In the United Kingdom, the Office for National Statistics reported that over 1.5 million jobs face high automation risk within three years concentrated heavily in administrative, financial and legal support roles. The graduates entering the UK workforce today are competing for positions that may not exist in their current form by the time those graduates reach mid-career.
In India, the IT sector the backbone of the middle-class aspiration for an entire generation is experiencing its first sustained hiring slowdown as companies discover that AI coding assistants, automated testing tools and intelligent documentation systems can replace teams of junior developers with a subscription fee.
The first generation that will not work 9-to-5 is not a future generation. It is the generation entering the workforce right now.
What Replaces the 9-to-5
This is the part most articles about automation refuse to address honestly.
The 9-to-5 is not simply disappearing. It is fracturing into three distinct futures and which one you land in depends entirely on decisions you make in the next 12 to 24 months.
The first future belongs to people who learn to work with AI using it to multiply their output, expand their capabilities and deliver results that no purely human competitor can match alone. These people are not replaced by AI. They become significantly more valuable because of it. Their income grows. Their working hours become more flexible. They are the ones who look back in ten years and say they saw it coming.
The second future belongs to people who develop skills that AI cannot replicate genuine human creativity, complex emotional intelligence, physical craftsmanship, ethical judgment, strategic leadership. These roles will not disappear. They will become rarer, more specialised and more highly compensated.
The third future belongs to people who wait. Who assume their current role is safe. Who decide the disruption is exaggerated or that it applies to someone else. These are the people who will experience the 9-to-5 ending not as an opportunity but as a crisis arriving without warning, without preparation and without a clear path forward.
Nokia chose the third future. So did Kodak. So did Blockbuster.

The Skills That Will Matter
The research is consistent across every major institution that has studied the post-9-to-5 economy.
The most valuable human capabilities in an AI-automated world are the ones that are hardest to systematise.
Critical thinking the ability to evaluate information, identify flaws in reasoning and make sound judgments in ambiguous situations cannot be automated. AI can generate answers. It cannot yet reliably question whether the question itself is the right one.
Communication and persuasion the ability to move people, build trust and navigate complex human relationships remains stubbornly human. The professionals who can combine AI-level productivity with genuine human connection will be the most sought-after people in every industry.

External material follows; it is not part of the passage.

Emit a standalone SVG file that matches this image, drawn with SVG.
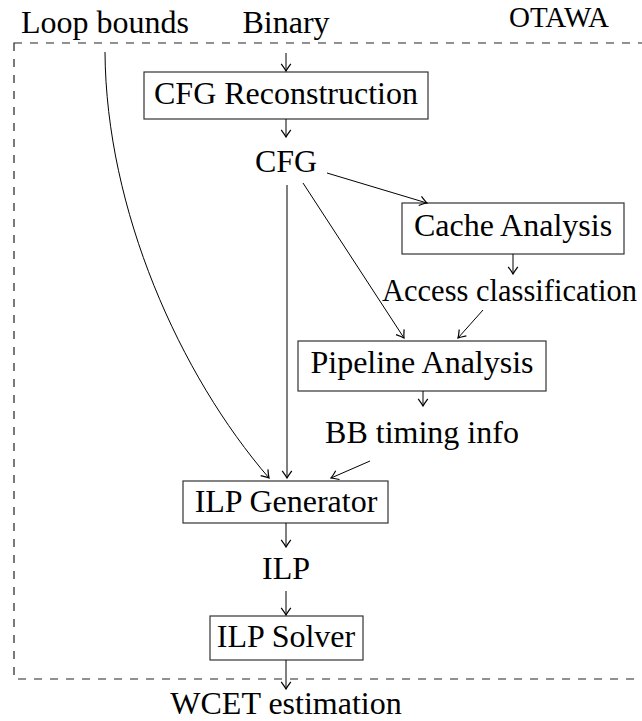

Adaptability the willingness to learn new tools, enter new domains and rebuild skills continuously is arguably the single most important capability of the next decade. The half-life of a specific technical skill is now measured in months, not years. The people who thrive will not be those who learned the right thing once. They will be the ones who learned how to keep learning.
What You Can Do Starting This Week
You do not need to quit your job. You do not need to go back to university. You do not need to panic.
You need to start.
Pick one AI tool that is directly relevant to your current work and spend 15 minutes with it every day for the next 30 days. Not to become an expert. To become familiar. Familiarity with AI tools is the new baseline literacy the equivalent of learning to use email in 1995. The people who learned email early did not just adapt. They led.
Identify the parts of your current role that require genuine human judgment the conversations, the decisions, the creative leaps that no tool can replicate. Invest in deepening those capabilities. Make yourself irreplaceable in the dimensions that matter.
Have an honest conversation with yourself about your industry’s automation exposure. Use the World Economic Forum’s Future of Jobs database — freely available online to understand exactly how your specific role is projected to change by 2030. Knowing the truth is uncomfortable. Not knowing it is dangerous.
The Last Generation
The last generation that will work 9-to-5 in the way their parents did is already alive. They are in offices right now. They are on their commutes. They are checking their emails and attending their meetings and building their careers on an assumption about the future of work that is quietly becoming incorrect.
Some of them will see it in time.
Some of them are reading this right now and will decide that today is the day they stop waiting.
The 9-to-5 is ending. The only question that remains is whether you will be ahead of that ending or behind it?